Standard Chartered last week issued the most gloomy forecast yet on the future price of oil: US$10 per barrel. What impact would such a fall have on North Sea companies, the consumer and the economy?
OIL INDUSTRY
Up to 65,000 jobs have already been lost from the British offshore oil industry since the cost of crude fell from a peak of US$115 per barrel in June 2014 to its latest level of US$30. A further decline to US$10 would clearly turn a cull into a massacre, not least because the North Sea is a high-cost place to operate, with the break-even price for many fields about US$60.
Just last week, BP unveiled plans to cut a further 4,000 jobs — most over the next 12 months — with 600 of them in Aberdeen. Shell has promised to cut 2,800 if, as expected, its merger with BG goes through in the next few weeks.
Around the world, 68 oil projects, with a combined investment cost of US$380 billion, have been dumped over the past year, according to Edinburgh-based global oil consultancy Wood Mackenzie.
Thirty-seven North American oil and gas producers have filed for bankruptcy, according to Texas-based law firm Haynes and Boone, while analysts have warned that half of US shale drillers could be out of business if the slump continues.
Dividend payments from Shell and others could be slashed if oil skids further and a major new round of takeovers would almost certainly begin. Sub-US$10 oil in the late 1980s led to BP buying rival Amoco for US$42 billion and a series of other mega-mergers as companies sought to bulk up while cutting jobs and offices.
CONSUMERS
Motorists have already benefited from lower petrol prices — which are now below £1 (US$1.43) per liter in some places — but they still do not reflect the true cost of supplies, and US$10 oil would bring more benefits.
The last time that price was reached — during the height of the Asian financial crisis in 1998 — petrol prices fell to about £0.86 per liter. Oil companies argue that the vast majority of the price of petrol is made up of taxes, but a further collapse in crude values would produce a glut of cheap refined products and pressure to pass on cuts.
Many international gas contracts are also tied to oil prices and wholesale prices have fallen by at least 30 percent over the past 18 months. These lower costs have not been fully passed onto householders. Energy regulator Ofgem on Friday last week said that the “big six” UK suppliers are overcharging “for the vast majority of people.”
Despite growth in wind and solar for providing electricity, gas is still the key fuel for energy generation, whether in homes or power stations. Even without lower crude prices, there have been growing expectations that power prices would at least remain flat from now until the end of the decade.
THE ECONOMY
A fall in oil prices is the same as a tax cut for consumers. It means they have more to spend on other goods and services, though there is some evidence that UK car owners are spending some of their windfall on extra petrol as they increase the kilometers they drive.

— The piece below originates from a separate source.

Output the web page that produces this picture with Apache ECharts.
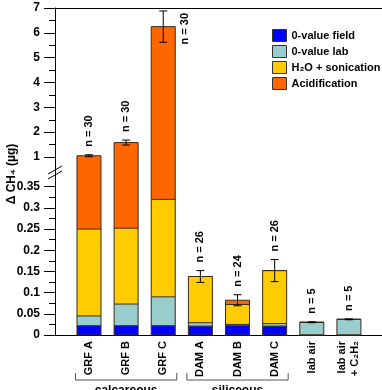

A slump in oil prices to US$10 would not mean a big fall in pump prices because of the tax levied, but businesses would get a big lift from cheaper oil products. It cuts the cost of transport and there are also benefits from cheaper plastics, fertilizers and synthetic fabrics.
The downward pressure on inflation would persuade the Bank of England to keep interest rates lower for longer. That is bad news for savers, but good for mortgage payers and high-street spending.
The government’s hope would be that consumers spend more on goods and services produced by UK businesses, boosting growth. However, Britain is an open economy, with trade accounting for about one-third of economic activity, so if extra cash goes on imports it would widen the trade deficit.
Scotland would suffer as more oil firms pull out of North Sea production or lay-off staff. From the UK Treasury’s point of view, the bad news is the big loss in tax revenues that inevitably follows, though this should be compensated by tax receipts from a higher growth rate.